Politics & Government

Events honor Lexington's first black city councilman

Friends and family honored Harry Sykes, Lexington's first black City Council member, at a reception Thursday in the mayor's office, recalling his contributions to civil rights and his distinguished career in local government.

Sykes was first elected in 1963 and served four consecutive terms on council. In 1967 he was elected mayor pro-tem. He also served as city manager and chief administrative officer.

"In 1968, after the assassination of Robert Kennedy and Martin Luther King, Harry Sykes helped pull this town together," said Joe Graves, who also was on the council at the time. "He helped give black people confidence in greater justice."

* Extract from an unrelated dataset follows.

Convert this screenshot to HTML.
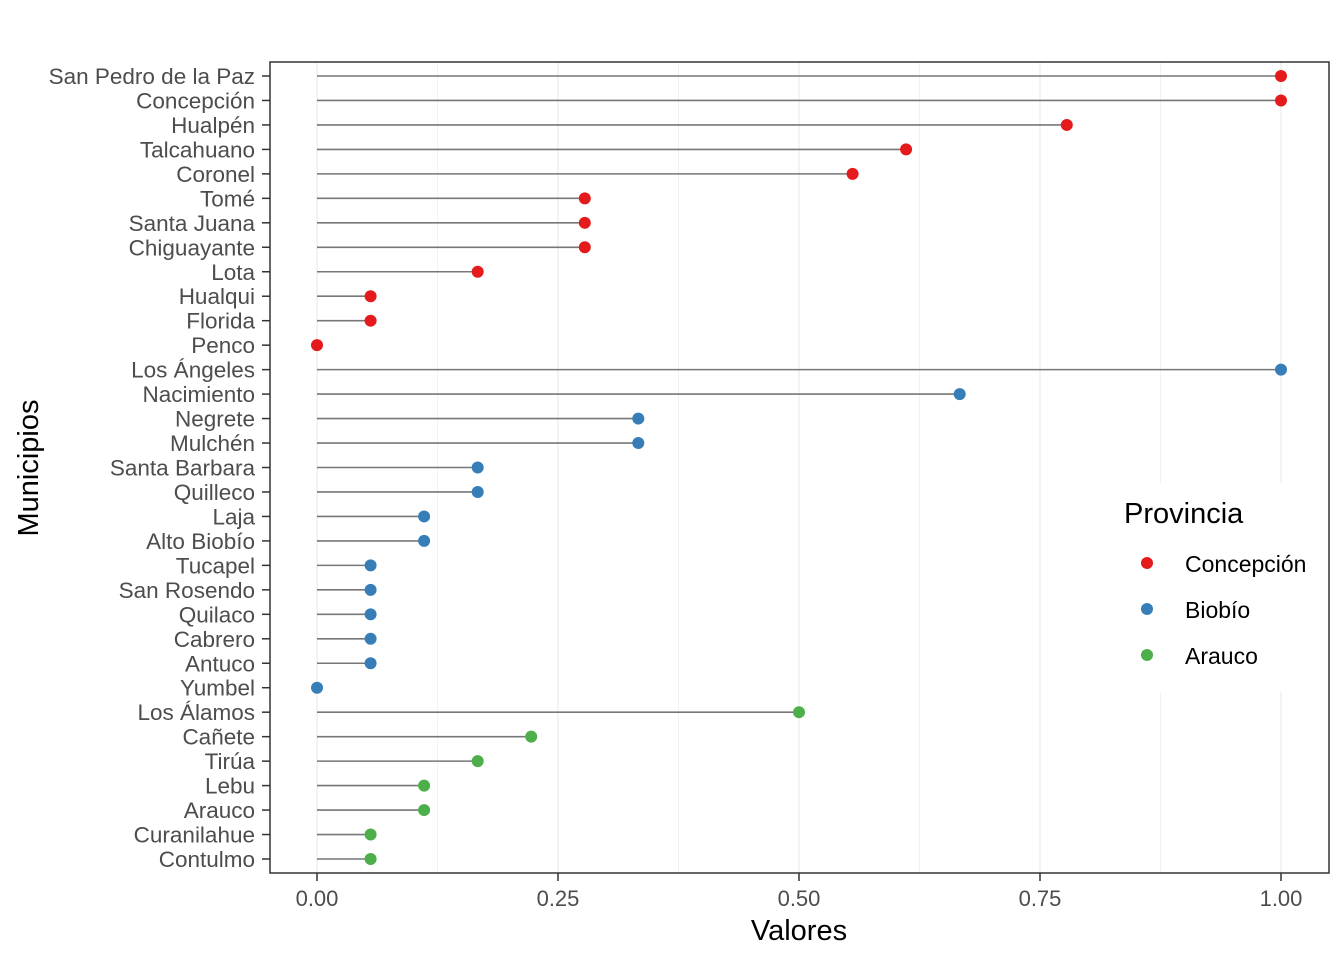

Sykes was a founder of the Lexington Fayette County Urban League and was its president when P.G. Peeples was hired in 1969 as education director. "He signed my first paycheck," said Peeples, who has been with the Urban League almost 44 years and is now president and CEO.

Sykes' wife, Geraldine, said her husband had hoped to attend but had not been in good health recently, and he had suffered a stroke on Wednesday. "He is here in spirit," she said, adding that the family was taking lots of pictures to share with him. Sykes' four sons and daughter were present.

Mayor Jim Gray declared Thursday Harry Sykes Day in Lexington at council's meeting Thursday night.

Sykes' daughter, Paula Brown, thanked the council on behalf of the family.